BEIJINGBEIJING  - China is likely to unveil its military spending for 2012 on the weekend, flagging the direction that Beijing will take after President Barack Obama launched a new “pivot” to reinforce US influence across Asia.

Beijing has not set a time to announce the yearly budget for the People’s Liberation Army (PLA), but it has made a habit of releasing the number at a news conference preceding the annual parliament session, which this year opens on Monday.

Though the official Chinese budget is widely thought to undercount real military spending, neighbors and the Obama administration are likely to read the 2012 figure as one signpost of how Beijing is responding to the US focus on the Asia-Pacific and to maritime territorial disputes.

“The official numbers don’t tell us a lot other than the fact that China’s defense budget is increasing year on year,” said Rory Medcalf of the Lowy Institute for International Policy in Sydney, who specializes in Asian security.

“If you’re looking at a conflict on China’s periphery or within hundreds of kilometers of the Chinese coastline, then already the local balance is — I wouldn’t say in China’s favor — but so China is able to put US forces at risk in ways it couldn’t in the past,” he added.
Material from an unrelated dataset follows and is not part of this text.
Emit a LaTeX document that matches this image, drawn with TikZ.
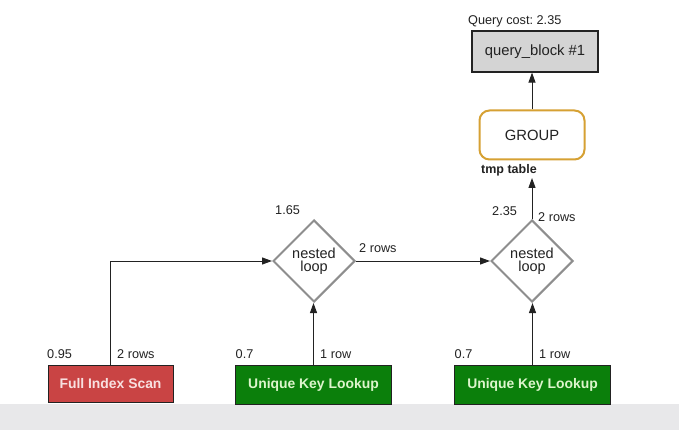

“If you look at a bigger picture than that — at the aggregate force capability or the global stage — then of course the US is a long way ahead.”

China has sought to balance its wariness of US moves with a desire for steady relations with Washington, especially as both sides grapple with domestic politics this year, when Obama faces a re-election fight and China’s ruling Communist Party undergoes a leadership handover.

Chinese Vice President Xi Jinping, who is almost sure to succeed Hu Jintao as president, stressed his desire to keep tension in check when he visited the United States in February.

Beijing’s growing military capabilities are, however, overlapping with the United States’ long-entrenched presence across Asia, creating risks of miscalculation and worse.

Obama has sought to reassure Asian allies that the United States will stay a key player in the area, and the Pentagon has said it will “rebalance toward the Asia-Pacific region”.

China has repeatedly warned the United States over its arms sales to Taiwan, the self-ruled island that Beijing calls an illegitimate breakaway from mainland sovereignty.

More recently, China’s naval reach has extended further, as have tensions over territorial claims.

Japan and China have locked horns over islands each claims in the East China Sea; Vietnam, the Philippines and other nations have challenged Beijing over claims to swathes of the South China Sea that could be rich in oil and gas.

China’s military build-up is likely to continue “unabated”, irrespective of the recent US moves in Asia, the US military commander for the Asia-Pacific region, Admiral Robert Willard, said on Tuesday.

China’s party-run parliament, the National People’s Congress, more or less automatically approves the PLA budget which throughout the 1990s and the past decade recorded a near-unbroken run of double-digit increases.

Last year, China said it would increase defense spending to 601.1 billion yuan ($95.6 billion), a 12.7 percent rise on the previous year, resuming double-digit growth after a dip to 7.5 percent growth in 2010.

But the Pentagon estimated China’s real total military outlays in 2010 were over $160 billion, which would easily make it the world’s second biggest defense spender after the United States.

Obama’s proposed budget for the fiscal year of 2013 calls for a Pentagon base budget of $525.4 billion, about $5.1 billion less than approved for 2012.

China has advertised its long-term ambitions with shows of new hardware, including its first test flight of a stealth fighter jet in early 2011, and its launch of a fledgling aircraft carrier in August — both trials of technologies that remain years from deployment.

Beijing is also building new submarines, surface ships and anti-ship ballistic missiles as part of its naval modernization.